Maniotes claimed the two partners were responsible. The two partners claimed Maniotes was responsible.
A four-month investigation concluded Maniotes took the items from the bar, a sheriff’s spokeswoman said.
“This is a very trying time for me,” said Maniotes. “I know how dark this looks. I believe I will prevail and be found innocent of these charges.”
Maniotes said the Sheriff’s Office investigation was incomplete and more details will come out in court.
“The sheriff’s investigation, as do all sheriff’s investigations, cut some corners,” Maniotes said. “The Sheriff’s Office didn’t get the whole story. The judge will have to make that determination.”
Maniotes, a computer programmer, was elected to the Town Commission in March 2005.
Less than a year later, in January 2006, he spearheaded an effort to dismiss former Town Clerk Beverly Brown when he alleged Brown illegally signed city checks on behalf of former Mayor Robert Fountaine, a violation of the town charter. Maniotes also accused Brown of sending pornographic material via city e-mail and suggested she doctored the budget for fiscal year 2006.
Brown in turn filed a lawsuit against Maniotes and the town of Redington Beach, which was later dropped after a settlement was reached. Brown later resigned on May 16, 2006.

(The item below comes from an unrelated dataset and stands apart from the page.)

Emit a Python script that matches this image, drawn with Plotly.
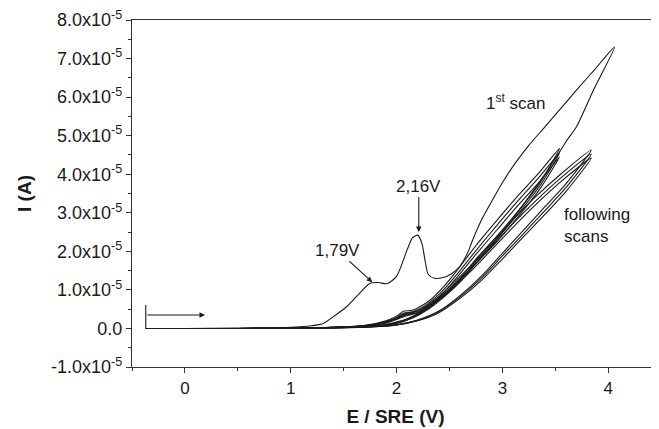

On June 1, 2006, a recall election petition to remove Maniotes from office was filed at Town Hall by Anna Wiggers of Redington Beach. The petition alleged Maniotes illegally withheld public records.
Three months later, Maniotes won injunctive relief in court regarding the petition drive to remove him from office. The court ruled the charges were “devoid of facts” to form the basis of a recall under Florida law.
Maniotes was later awarded $4,322 after winning a civil lawsuit against the Town of Redington Beach. He sued the city for costs associated with his legal fees to defend himself in an earlier lawsuit by Fountaine.
The earlier suit alleged Maniotes failed to honor a 2006 public records request by Fountaine concerning public records Maniotes copied from city files for his own investigatory purposes.
Coupled with an earlier award of nearly $11,000, the town reimbursed Maniotes more than $15,000 in attorney fees and court costs in 2007.
He was defeated in a re-election bid in 2007.